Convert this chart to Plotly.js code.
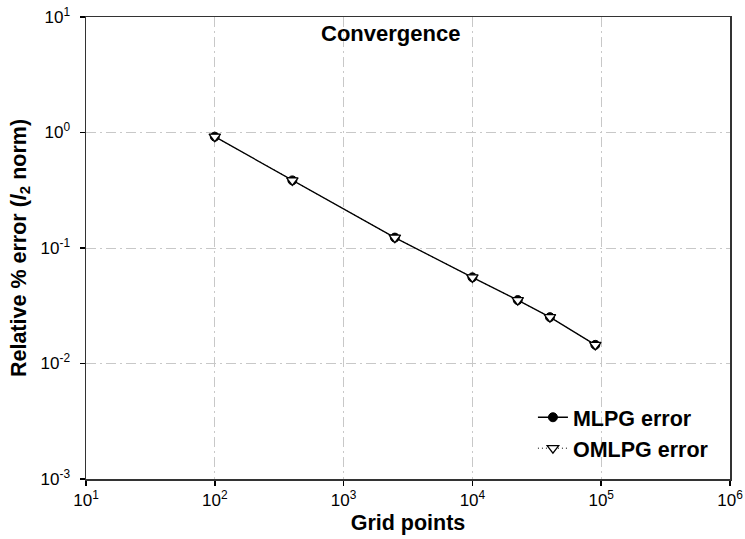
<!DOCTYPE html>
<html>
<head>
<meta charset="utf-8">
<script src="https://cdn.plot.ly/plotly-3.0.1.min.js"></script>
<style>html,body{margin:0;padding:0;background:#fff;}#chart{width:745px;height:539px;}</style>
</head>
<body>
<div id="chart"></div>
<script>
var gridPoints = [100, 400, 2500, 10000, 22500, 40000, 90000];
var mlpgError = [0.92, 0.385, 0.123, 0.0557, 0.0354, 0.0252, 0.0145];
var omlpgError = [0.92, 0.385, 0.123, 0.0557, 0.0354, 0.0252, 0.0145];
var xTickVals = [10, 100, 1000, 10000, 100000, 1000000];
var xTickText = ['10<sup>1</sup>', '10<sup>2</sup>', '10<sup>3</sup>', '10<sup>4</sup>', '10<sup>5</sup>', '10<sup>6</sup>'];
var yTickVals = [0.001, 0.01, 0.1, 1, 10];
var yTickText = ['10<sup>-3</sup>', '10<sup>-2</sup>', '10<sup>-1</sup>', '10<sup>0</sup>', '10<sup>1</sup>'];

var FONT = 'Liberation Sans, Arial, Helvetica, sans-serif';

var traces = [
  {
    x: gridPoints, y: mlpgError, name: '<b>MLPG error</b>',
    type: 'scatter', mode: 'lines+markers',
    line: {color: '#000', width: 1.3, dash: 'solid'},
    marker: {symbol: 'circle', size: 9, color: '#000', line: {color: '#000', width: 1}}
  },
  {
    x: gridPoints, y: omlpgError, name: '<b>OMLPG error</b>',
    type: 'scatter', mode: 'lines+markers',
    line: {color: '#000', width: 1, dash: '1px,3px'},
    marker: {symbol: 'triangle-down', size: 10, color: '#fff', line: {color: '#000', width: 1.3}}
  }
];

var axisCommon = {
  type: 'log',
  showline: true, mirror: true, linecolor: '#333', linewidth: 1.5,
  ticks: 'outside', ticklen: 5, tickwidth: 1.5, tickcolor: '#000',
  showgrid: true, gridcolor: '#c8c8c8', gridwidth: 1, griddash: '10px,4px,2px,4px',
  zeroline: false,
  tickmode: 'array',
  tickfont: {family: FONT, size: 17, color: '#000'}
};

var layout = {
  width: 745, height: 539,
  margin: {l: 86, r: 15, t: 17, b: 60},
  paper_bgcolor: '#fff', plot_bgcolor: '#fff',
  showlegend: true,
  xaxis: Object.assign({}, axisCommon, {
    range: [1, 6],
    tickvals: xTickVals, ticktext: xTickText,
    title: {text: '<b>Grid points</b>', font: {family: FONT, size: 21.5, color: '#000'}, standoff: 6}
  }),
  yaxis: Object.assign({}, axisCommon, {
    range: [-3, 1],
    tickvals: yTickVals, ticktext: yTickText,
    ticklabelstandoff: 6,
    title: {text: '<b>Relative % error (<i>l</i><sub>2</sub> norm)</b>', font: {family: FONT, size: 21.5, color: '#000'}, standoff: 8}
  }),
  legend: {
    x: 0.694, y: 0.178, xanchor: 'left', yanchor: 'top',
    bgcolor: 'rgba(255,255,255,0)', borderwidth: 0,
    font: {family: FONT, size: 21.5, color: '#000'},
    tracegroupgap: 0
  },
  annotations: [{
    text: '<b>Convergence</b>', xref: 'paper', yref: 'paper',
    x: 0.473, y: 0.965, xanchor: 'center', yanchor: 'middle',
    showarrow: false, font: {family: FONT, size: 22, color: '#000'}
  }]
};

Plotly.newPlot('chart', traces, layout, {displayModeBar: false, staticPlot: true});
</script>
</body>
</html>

• **What the task asks**
Report how many lines of the listing hold the string "chart", giving only the number.

• **Solved problem**
4